Pittsburgh model showing individual brain cells in blue, adhesive proteins in green, and interconnections in red  (Source: University of Pittsburgh)
Observing neural processes in real time helps scientists better understand memory formation

Researchers from the University of Pittsburgh have created models that replicate the brain's complex electrical impulses in order to better understand neuron activity.

Many scientists are working to accomplish models that portray the billions of connections between neurons in the brain. For instance, researchers from the University College London have begun to map neural connections in mouse brains while University of Southern California researchers have invented a carbon nanotube synapse circuit that could bring them one step closer to building a synthetic brain.

Now, Henry Zeringue, study leader and a bioengineering professor in the University of Pittsburgh's Swanson School of Engineering, along with Ashwin Vishwanathan, Pitt bioengineering doctoral student, and Guo-Qiang Bi, neurobiology professor at Pitt's School of Medicine, have created models out of living brain cells in order to get a better idea of how neurons work behind memory formation.

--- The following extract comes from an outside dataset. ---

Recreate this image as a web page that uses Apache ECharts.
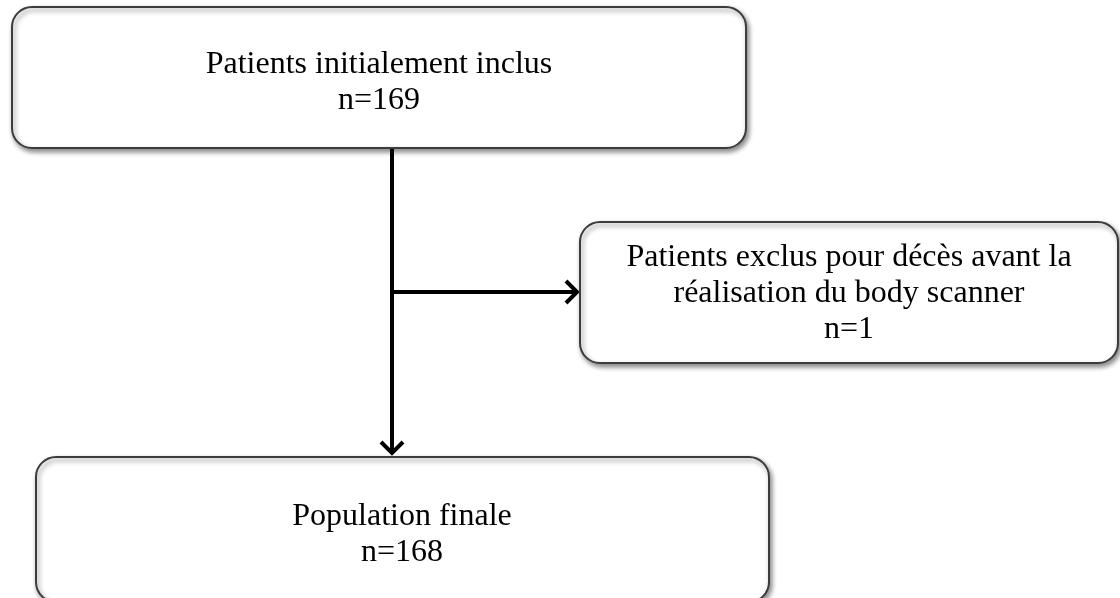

Previous studies and magnetic resonance imaging (MRI) have shown that memories are formed when the outer layer of the brain, called the cortex, engages in extended electrical activity after "initial stimulus." But this is a difficult process to view in real time due to the complex nature of the brain's neural networks.

"We can look at neurons as individuals, but that doesn't reveal a lot," said Zeringue. "Neurons are more connected and interdependent than any other cell in the body. Just because we know how one neuron reacts to something, a whole network can react not only differently, but sometimes in the complete opposite manner predicted."

Now, Zeringue and the Pitt research team have created models that allowed them to witness this process in real time. They did this by stamping adhesive proteins onto silicon discs, and allowing the proteins to culture and dry. Then, cultured hippocampus cells taken from embryonic rats were fused to the proteins, allowing them to combine and grow into a natural network. The hippocampus is a part of the brain responsible for memory formation.

Researchers then worked to create and prolong the excited state that the cortex engages in after initial stimulus to view neuron activity. To do this, they disabled the cells' inhibitory response and used an electrical pulse to excite neurons.

The results were excited groups of 40 to 60 brain cells that were prolonged to 12 seconds in neuronal time. Normally, the observation of this process last .25 seconds in neuronal time.
With this extended observation, researchers were able to see how neurons transmitted and held electrical charge, which is vital information for understanding the molecular and cellular basis of memory formation.

The team now plans to study the genetic makeup of cells and several electrical pathways between cells in an effort to understand network stimulation and communication.

This study was published in Lab on a Chip.